8.2.6.1 If resin prepared for testing is supplied from different batches or was stored under different conditions, you may need to test more than one sample.
8.2.6.2 If the amount of resin in a single drum is <10% of the total amount of the resin to be used, you may need to sample more than one drum in order to obtain representative results.
8.2.7 Sample resin immediately after you open the drum.
8.2.7.1 Take the sample from the top of the drum to prevent excess liquid from being taken with the sample.
8.2.7.2 Remove approximately 5 cm (2 in.) of the upper resin layer.
8.2.7.3 Take 1 L of the resin sample for a static leach test and 1 L for a dynamic leach test.
8.2.7.4 Minimize exposure of the resin sample to ambient contamination.
8.2.7.5 Use gentle motion to avoid damaging the resin beads.
8.3 Place the resin in a prepared clean bag and seal the bag.
8.4 Wrap the resin sample in bubble wrap to protect it during shipping.
8.5 Place the resin sample in a cooler and ship to the lab using fast, direct delivery (do not exceed one week in shipment). Add ‘FRAGILE’ sticker.
NOTE 3:Resin sample handling and packaging may impact the test results.
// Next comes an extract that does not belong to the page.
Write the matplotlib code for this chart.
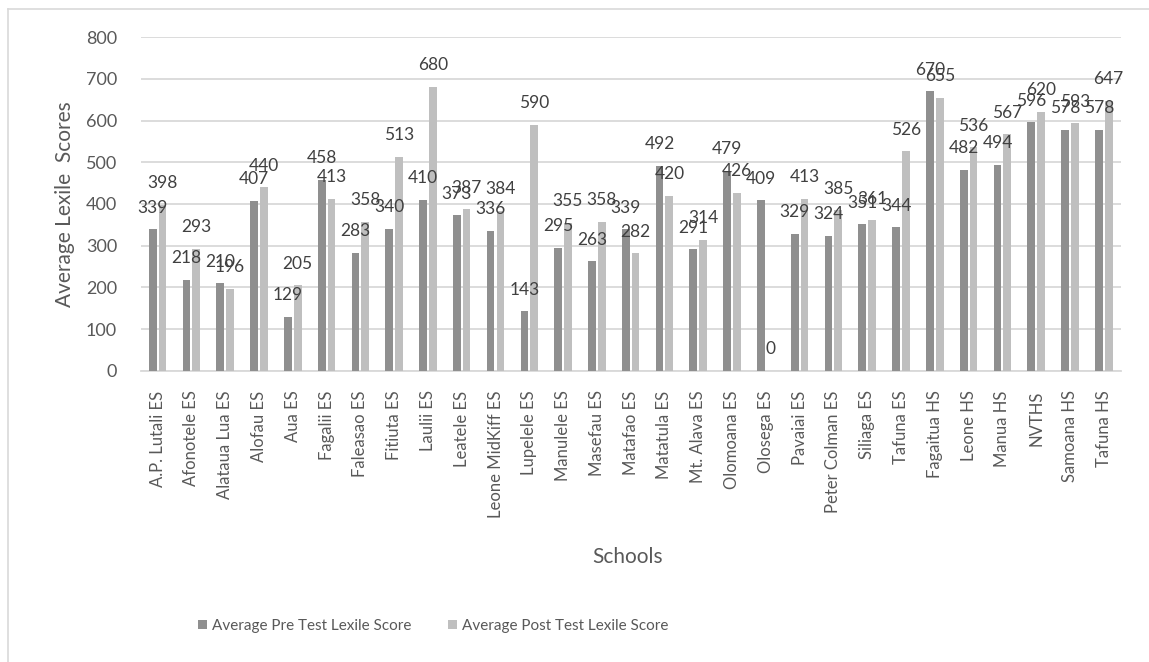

Samples submitted for testing should reflect standard practices of handling and packaging by the resin manufacturer in accordance with the typical manufacturing processes.
9 Test Methodology
9.1 Leach-OutParameters
9.1.1 This Document does not provide specific quality requirements for leachable parameters. The end user should define quality requirements based upon the process-specific sensitivity to contamination, the ion exchange polish system design, and the data provided in Appendix 2. The results in Appendix 2 are based on the benchmarking study and indicate the actual range of performance of typical resins used in ion exchange polish applications.
9.1.2 Success criteria considerations for TOC and particle release. Contamination by organic compounds causes silicon oxidation. It also affects etching uniformity, wafer and mask cleaning, adhesion of the resist, gate oxide breakdown voltage, epitaxial growth, atomic layer deposition (ALD), and chemical vapor deposition (CVD) of silicon nitride or other thin film deposition.